## Task instructions:
Copy out every line in which the string "matplotlib" occurs.

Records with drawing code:
/---

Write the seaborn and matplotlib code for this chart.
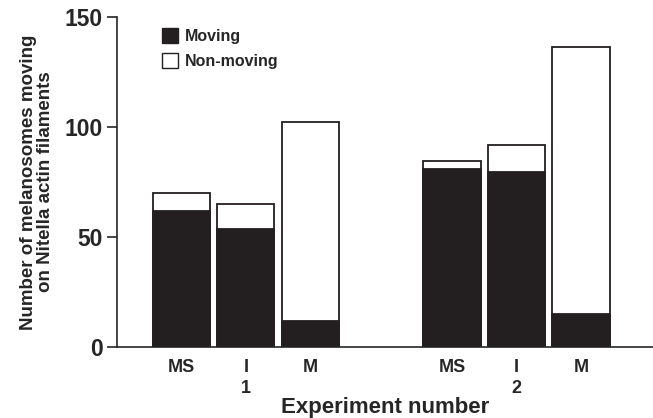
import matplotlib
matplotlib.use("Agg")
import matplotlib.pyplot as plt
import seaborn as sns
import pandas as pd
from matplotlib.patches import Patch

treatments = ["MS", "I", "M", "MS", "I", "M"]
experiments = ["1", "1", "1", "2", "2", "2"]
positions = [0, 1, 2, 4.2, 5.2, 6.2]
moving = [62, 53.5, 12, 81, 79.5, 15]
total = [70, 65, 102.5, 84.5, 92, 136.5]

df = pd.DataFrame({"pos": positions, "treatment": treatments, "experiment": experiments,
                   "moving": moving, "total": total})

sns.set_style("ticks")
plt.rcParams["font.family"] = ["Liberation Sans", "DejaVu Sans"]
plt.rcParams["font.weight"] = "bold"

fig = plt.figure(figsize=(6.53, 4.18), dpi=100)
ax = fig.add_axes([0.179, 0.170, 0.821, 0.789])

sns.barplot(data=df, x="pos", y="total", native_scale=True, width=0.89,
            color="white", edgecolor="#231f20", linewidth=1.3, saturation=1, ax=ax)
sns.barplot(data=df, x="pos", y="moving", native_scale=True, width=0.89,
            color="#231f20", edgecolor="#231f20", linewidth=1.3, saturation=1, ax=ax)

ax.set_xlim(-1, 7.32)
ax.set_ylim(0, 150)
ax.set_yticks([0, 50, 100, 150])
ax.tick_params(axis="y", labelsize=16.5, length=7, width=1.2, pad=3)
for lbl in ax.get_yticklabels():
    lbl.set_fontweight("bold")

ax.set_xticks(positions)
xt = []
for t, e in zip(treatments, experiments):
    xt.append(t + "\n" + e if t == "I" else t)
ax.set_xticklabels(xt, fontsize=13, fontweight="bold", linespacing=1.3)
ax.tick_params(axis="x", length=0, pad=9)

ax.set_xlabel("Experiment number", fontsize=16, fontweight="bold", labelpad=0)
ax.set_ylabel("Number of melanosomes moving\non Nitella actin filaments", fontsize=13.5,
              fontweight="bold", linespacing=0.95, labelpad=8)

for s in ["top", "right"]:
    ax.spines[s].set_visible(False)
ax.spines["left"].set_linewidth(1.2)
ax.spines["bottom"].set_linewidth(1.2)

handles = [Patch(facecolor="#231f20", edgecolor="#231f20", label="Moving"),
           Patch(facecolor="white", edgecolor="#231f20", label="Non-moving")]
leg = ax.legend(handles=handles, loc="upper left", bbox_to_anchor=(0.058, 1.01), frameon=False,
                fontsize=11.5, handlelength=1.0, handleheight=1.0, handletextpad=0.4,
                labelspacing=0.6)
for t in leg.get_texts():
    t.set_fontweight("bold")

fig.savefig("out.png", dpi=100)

\---
/---

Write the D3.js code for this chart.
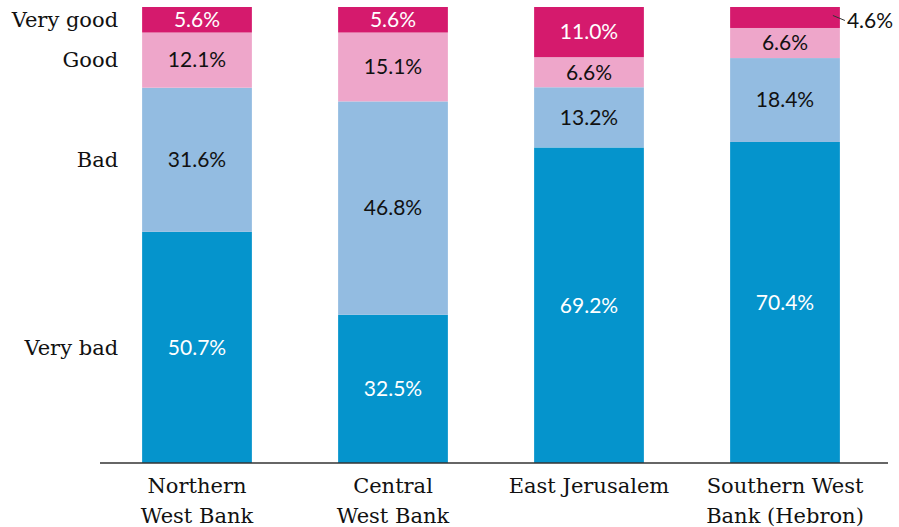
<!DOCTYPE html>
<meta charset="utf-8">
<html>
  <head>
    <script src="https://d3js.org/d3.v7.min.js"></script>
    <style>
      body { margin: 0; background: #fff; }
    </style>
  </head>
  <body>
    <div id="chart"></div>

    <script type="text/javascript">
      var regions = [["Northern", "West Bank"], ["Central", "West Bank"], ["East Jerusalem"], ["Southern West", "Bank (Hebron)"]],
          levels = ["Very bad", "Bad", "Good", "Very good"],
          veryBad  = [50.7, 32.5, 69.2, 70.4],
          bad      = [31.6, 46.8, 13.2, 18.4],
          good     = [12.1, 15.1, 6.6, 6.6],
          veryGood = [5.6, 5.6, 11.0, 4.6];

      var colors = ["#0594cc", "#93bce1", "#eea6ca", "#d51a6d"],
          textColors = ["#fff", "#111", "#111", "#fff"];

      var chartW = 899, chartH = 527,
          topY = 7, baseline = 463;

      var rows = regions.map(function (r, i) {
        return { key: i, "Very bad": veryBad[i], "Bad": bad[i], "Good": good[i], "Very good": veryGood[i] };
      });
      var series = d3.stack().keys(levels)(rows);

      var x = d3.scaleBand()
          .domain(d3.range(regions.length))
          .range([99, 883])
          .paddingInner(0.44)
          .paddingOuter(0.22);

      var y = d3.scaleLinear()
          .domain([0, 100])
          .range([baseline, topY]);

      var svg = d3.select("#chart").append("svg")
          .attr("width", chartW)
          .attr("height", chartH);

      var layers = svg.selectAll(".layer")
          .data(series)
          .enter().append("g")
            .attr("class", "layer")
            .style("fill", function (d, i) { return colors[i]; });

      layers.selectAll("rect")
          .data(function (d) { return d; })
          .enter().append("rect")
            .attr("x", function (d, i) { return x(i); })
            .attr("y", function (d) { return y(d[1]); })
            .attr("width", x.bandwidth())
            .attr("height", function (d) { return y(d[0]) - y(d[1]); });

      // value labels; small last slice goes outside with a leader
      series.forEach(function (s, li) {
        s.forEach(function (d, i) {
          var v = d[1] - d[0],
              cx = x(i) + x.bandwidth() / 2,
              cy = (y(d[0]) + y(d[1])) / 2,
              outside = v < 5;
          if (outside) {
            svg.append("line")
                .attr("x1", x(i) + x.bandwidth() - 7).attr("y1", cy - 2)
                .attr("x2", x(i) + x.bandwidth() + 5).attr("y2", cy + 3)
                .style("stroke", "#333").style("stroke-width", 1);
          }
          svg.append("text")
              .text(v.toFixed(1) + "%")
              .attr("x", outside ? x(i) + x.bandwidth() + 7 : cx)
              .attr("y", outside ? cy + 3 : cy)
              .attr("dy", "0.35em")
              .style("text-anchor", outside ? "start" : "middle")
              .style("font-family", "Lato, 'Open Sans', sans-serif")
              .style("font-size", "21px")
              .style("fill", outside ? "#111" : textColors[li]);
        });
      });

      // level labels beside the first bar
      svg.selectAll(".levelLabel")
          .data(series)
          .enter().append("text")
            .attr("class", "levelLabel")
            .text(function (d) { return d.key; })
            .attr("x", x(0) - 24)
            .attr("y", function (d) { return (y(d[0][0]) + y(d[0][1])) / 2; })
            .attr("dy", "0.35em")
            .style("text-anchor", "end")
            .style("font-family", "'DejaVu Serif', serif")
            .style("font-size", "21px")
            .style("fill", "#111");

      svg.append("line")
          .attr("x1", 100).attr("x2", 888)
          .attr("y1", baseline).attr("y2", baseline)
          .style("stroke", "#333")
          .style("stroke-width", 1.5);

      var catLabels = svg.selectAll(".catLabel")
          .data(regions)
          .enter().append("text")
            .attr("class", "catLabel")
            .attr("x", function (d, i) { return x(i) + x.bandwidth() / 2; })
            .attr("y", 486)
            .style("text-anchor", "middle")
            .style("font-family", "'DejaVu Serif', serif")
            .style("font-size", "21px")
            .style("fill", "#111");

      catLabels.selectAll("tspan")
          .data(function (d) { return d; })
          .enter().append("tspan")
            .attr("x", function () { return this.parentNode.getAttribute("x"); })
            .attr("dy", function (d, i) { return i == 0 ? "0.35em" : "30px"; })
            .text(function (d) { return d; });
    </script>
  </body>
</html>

\---

## Task answer:
Write the seaborn and matplotlib code for this chart.
import matplotlib
matplotlib.use("Agg")
import matplotlib.pyplot as plt
from matplotlib.patches import Patch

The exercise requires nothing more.